The first rooms of the exhibition focus on her early works from the ‘90s. You know Egon Schiele, right? Well, it’s no surprise that the Viennese artist is one of Saville’s favourites. Her figures have that same energy: raw, slightly disturbing, but completely hypnotic. They attract and repel at the same time. You kind of want to look away — but you can’t. Paintings like Hybrid (1997) or Fulcrum (1998) are perfect examples. The female body is not idealised, sexualised or filtered through the male gaze. Instead, it is dissected and reconstructed with almost surgical attention. There is no attempt to make them smaller, prettier or easier to consume. In a way, Saville feels like the Victor Frankenstein of painting. She takes flesh apart and puts it back together again, creating bodies that become these huge manifestos of female empowerment.
Propped is still one of the strongest works in the exhibition and it hasn’t aged at all. Across the body, there is a text written backwards, almost scratched into the surface of the painting. It is a quote by feminist philosopher Luce Irigaray: “If we continue to speak this sameness, to speak as men have spoken for centuries, we will fail each other.” And then there is the scale. Everything is massive. Monumental canvases are not just an aesthetic choice for Saville, they are a way of forcing these bodies to take up space. They demand attention. You cannot reduce them to an image on a screen or a quick glance.
Saville has this sentence written in her studio, ‘push the paint,’ which we could borrow to summarise the exhibition at Ca’ Pesaro. She pushes painting until it starts feeling alive. As you move through her solo show, the colours become brighter, the brushstrokes looser, the paintings more layered. In the second to last room, there are these huge maternal figures that look like contemporary Madonnas, with clear Byzantine references. And then, in the final room, everything becomes mythological and more calm. Danae, Venus, and classical Venetian painting all come back but completely transformed through Saville’s style. The bodies seem to dissolve into the paint like blurred pictures. It feels very Venice somehow. Dramatic, beautiful and slightly decadent.

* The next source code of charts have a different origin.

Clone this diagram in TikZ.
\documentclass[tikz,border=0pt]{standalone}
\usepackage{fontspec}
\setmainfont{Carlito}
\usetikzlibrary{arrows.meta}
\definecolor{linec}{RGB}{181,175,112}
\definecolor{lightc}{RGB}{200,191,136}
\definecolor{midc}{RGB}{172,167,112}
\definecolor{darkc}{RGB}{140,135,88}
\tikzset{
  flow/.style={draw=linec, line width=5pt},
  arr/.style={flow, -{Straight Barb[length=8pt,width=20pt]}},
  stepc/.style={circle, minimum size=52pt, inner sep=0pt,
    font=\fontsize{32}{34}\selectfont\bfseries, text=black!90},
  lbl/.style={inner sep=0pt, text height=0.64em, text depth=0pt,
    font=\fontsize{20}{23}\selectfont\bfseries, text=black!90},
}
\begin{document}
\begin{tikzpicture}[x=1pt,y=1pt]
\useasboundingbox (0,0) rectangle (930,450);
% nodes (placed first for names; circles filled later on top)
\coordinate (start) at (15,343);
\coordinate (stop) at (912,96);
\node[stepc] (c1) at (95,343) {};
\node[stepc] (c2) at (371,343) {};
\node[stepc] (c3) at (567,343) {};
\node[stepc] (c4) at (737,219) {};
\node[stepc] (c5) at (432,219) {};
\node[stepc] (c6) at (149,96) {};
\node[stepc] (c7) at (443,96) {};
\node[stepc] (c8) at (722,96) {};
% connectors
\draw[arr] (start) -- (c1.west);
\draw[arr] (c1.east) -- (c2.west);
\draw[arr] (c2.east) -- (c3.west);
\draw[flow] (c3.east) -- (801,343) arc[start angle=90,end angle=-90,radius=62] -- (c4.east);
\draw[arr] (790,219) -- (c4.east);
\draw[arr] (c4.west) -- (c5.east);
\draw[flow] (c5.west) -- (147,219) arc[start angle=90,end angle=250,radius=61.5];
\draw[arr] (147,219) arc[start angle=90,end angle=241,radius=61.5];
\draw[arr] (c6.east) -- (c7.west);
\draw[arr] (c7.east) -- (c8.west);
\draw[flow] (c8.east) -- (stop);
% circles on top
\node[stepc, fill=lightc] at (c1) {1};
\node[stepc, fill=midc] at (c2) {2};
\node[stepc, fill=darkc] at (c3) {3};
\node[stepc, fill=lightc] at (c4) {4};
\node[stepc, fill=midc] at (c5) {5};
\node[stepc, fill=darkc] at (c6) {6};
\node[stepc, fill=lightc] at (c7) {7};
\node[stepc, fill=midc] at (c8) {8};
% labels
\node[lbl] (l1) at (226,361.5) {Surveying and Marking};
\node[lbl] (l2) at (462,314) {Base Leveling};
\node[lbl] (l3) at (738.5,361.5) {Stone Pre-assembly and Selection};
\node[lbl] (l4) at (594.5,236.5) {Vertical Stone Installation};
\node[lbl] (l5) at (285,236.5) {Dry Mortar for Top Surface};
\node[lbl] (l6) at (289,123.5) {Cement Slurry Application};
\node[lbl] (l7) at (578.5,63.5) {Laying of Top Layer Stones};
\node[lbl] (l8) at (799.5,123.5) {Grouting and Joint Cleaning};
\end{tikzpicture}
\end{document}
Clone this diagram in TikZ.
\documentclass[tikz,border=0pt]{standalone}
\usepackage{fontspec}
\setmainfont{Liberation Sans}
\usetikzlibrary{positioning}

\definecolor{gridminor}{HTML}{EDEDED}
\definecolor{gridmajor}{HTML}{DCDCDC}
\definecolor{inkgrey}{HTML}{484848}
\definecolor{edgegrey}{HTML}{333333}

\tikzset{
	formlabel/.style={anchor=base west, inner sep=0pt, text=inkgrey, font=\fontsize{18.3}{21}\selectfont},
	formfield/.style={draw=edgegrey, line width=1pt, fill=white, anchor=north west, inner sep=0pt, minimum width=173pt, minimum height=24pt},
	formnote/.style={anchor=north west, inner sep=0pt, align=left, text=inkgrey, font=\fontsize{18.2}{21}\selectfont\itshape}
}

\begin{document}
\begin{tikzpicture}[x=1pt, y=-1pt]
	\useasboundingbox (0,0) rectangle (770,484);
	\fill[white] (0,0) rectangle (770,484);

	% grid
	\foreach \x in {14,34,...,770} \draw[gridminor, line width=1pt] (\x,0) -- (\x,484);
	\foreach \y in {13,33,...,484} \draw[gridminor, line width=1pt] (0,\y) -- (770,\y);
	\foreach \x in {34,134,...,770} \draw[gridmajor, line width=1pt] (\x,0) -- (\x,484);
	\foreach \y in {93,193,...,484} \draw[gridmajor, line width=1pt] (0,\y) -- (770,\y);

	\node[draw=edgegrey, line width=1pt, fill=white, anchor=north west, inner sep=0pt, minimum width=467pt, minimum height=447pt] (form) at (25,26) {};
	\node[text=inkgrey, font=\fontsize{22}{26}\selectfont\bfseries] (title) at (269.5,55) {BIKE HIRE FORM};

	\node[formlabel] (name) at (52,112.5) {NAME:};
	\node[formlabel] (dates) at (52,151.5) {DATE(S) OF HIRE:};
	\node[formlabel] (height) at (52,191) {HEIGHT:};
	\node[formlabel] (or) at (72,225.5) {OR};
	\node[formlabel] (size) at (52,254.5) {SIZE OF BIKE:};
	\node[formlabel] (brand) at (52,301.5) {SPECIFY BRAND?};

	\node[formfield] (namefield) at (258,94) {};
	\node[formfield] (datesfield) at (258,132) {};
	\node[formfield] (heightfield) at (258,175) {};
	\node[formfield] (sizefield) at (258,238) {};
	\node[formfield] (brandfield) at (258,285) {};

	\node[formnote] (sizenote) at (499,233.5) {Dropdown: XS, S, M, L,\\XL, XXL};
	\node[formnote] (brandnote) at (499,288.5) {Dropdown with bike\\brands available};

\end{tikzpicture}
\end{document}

Saville describes painting as a political act, especially nowadays, as we are living through difficult times both politically and culturally. To keep painting for her means to continue to add something positive to the world. A painting is a unique and authentic surface, something that can’t be replicated. In a time where everything feels fast, artificial and uncertain, maybe that is exactly what makes traditional practices like painting still matter.